### Work required
Copy out all the lines exactly. Omit pictures.

— START OF Material —

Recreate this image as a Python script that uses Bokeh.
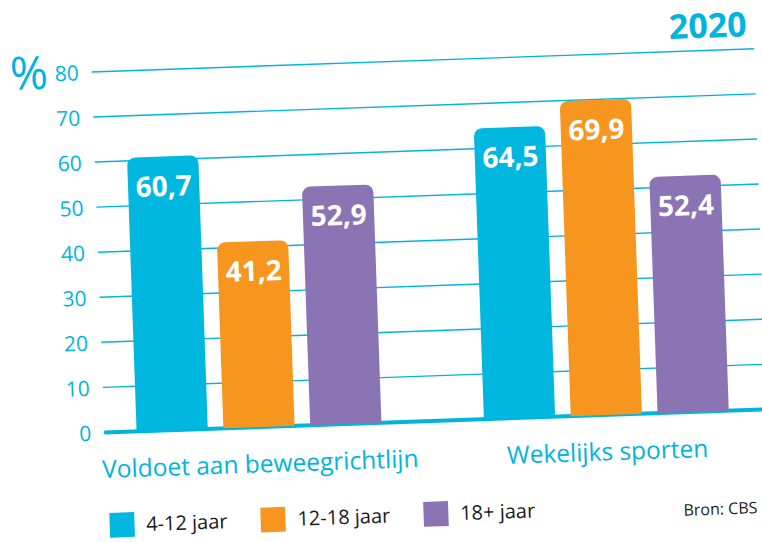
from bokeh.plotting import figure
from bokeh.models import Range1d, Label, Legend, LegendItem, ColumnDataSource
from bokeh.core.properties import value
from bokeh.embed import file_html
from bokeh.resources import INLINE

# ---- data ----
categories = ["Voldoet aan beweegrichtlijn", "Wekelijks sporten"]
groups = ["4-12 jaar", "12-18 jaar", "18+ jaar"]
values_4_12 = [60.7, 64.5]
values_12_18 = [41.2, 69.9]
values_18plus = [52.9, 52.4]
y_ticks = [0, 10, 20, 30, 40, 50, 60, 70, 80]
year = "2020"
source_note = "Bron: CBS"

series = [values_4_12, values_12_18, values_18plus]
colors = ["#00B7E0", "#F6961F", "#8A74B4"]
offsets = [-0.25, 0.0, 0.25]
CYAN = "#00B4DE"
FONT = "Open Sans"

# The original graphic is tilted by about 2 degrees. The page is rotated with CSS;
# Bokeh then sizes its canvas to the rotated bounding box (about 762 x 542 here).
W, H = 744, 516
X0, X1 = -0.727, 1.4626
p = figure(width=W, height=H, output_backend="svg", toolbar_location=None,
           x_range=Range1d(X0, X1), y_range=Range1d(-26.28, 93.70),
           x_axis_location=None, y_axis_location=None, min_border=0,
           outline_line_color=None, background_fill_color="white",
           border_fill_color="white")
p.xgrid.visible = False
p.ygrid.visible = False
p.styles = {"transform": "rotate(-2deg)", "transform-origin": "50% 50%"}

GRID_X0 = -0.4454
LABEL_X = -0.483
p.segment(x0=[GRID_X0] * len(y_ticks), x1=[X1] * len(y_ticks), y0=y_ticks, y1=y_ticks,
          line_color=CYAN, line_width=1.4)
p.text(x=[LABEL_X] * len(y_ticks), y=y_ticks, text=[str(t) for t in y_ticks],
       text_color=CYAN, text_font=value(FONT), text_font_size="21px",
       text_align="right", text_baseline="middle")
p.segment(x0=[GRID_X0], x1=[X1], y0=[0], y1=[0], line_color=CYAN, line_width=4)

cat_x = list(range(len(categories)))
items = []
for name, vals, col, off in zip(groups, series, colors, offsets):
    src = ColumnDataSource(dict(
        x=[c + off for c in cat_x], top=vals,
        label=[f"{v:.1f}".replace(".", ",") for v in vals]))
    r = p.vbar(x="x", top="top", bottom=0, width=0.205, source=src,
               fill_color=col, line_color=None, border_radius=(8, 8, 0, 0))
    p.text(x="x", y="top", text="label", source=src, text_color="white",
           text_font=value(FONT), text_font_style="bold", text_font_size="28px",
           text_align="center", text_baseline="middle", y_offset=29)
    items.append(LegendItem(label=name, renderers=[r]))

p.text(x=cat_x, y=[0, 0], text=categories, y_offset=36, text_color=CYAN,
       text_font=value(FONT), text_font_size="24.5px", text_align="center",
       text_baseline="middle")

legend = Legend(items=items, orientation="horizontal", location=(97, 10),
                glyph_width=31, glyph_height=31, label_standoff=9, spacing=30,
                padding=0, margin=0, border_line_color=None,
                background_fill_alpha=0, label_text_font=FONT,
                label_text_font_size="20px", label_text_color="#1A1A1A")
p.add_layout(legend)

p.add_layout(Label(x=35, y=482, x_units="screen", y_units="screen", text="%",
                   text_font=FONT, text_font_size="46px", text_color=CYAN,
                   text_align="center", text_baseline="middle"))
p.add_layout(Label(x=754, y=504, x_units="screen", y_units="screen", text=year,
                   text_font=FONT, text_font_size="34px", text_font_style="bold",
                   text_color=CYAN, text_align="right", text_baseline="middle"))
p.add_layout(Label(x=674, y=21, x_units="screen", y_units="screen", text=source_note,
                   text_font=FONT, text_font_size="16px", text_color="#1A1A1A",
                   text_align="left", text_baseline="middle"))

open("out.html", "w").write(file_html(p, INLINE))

— END OF Material —

### Task response
Recreate this image as a Python script that uses Bokeh.
from bokeh.plotting import figure
from bokeh.models import Range1d, Label, Legend, LegendItem, ColumnDataSource
from bokeh.core.properties import value
from bokeh.embed import file_html
from bokeh.resources import INLINE

# ---- data ----
categories = ["Voldoet aan beweegrichtlijn", "Wekelijks sporten"]
groups = ["4-12 jaar", "12-18 jaar", "18+ jaar"]
values_4_12 = [60.7, 64.5]
values_12_18 = [41.2, 69.9]
values_18plus = [52.9, 52.4]
y_ticks = [0, 10, 20, 30, 40, 50, 60, 70, 80]
year = "2020"
source_note = "Bron: CBS"

series = [values_4_12, values_12_18, values_18plus]
colors = ["#00B7E0", "#F6961F", "#8A74B4"]
offsets = [-0.25, 0.0, 0.25]
CYAN = "#00B4DE"
FONT = "Open Sans"

# The original graphic is tilted by about 2 degrees. The page is rotated with CSS;
# Bokeh then sizes its canvas to the rotated bounding box (about 762 x 542 here).
W, H = 744, 516
X0, X1 = -0.727, 1.4626
p = figure(width=W, height=H, output_backend="svg", toolbar_location=None,
           x_range=Range1d(X0, X1), y_range=Range1d(-26.28, 93.70),
           x_axis_location=None, y_axis_location=None, min_border=0,
           outline_line_color=None, background_fill_color="white",
           border_fill_color="white")
p.xgrid.visible = False
p.ygrid.visible = False
p.styles = {"transform": "rotate(-2deg)", "transform-origin": "50% 50%"}

GRID_X0 = -0.4454
LABEL_X = -0.483
p.segment(x0=[GRID_X0] * len(y_ticks), x1=[X1] * len(y_ticks), y0=y_ticks, y1=y_ticks,
          line_color=CYAN, line_width=1.4)
p.text(x=[LABEL_X] * len(y_ticks), y=y_ticks, text=[str(t) for t in y_ticks],
       text_color=CYAN, text_font=value(FONT), text_font_size="21px",
       text_align="right", text_baseline="middle")
p.segment(x0=[GRID_X0], x1=[X1], y0=[0], y1=[0], line_color=CYAN, line_width=4)

cat_x = list(range(len(categories)))
items = []
for name, vals, col, off in zip(groups, series, colors, offsets):
    src = ColumnDataSource(dict(
        x=[c + off for c in cat_x], top=vals,
        label=[f"{v:.1f}".replace(".", ",") for v in vals]))
    r = p.vbar(x="x", top="top", bottom=0, width=0.205, source=src,
               fill_color=col, line_color=None, border_radius=(8, 8, 0, 0))
    p.text(x="x", y="top", text="label", source=src, text_color="white",
           text_font=value(FONT), text_font_style="bold", text_font_size="28px",
           text_align="center", text_baseline="middle", y_offset=29)
    items.append(LegendItem(label=name, renderers=[r]))

p.text(x=cat_x, y=[0, 0], text=categories, y_offset=36, text_color=CYAN,
       text_font=value(FONT), text_font_size="24.5px", text_align="center",
       text_baseline="middle")

legend = Legend(items=items, orientation="horizontal", location=(97, 10),
                glyph_width=31, glyph_height=31, label_standoff=9, spacing=30,
                padding=0, margin=0, border_line_color=None,
                background_fill_alpha=0, label_text_font=FONT,
                label_text_font_size="20px", label_text_color="#1A1A1A")
p.add_layout(legend)

p.add_layout(Label(x=35, y=482, x_units="screen", y_units="screen", text="%",
                   text_font=FONT, text_font_size="46px", text_color=CYAN,
                   text_align="center", text_baseline="middle"))
p.add_layout(Label(x=754, y=504, x_units="screen", y_units="screen", text=year,
                   text_font=FONT, text_font_size="34px", text_font_style="bold",
                   text_color=CYAN, text_align="right", text_baseline="middle"))
p.add_layout(Label(x=674, y=21, x_units="screen", y_units="screen", text=source_note,
                   text_font=FONT, text_font_size="16px", text_color="#1A1A1A",
                   text_align="left", text_baseline="middle"))

open("out.html", "w").write(file_html(p, INLINE))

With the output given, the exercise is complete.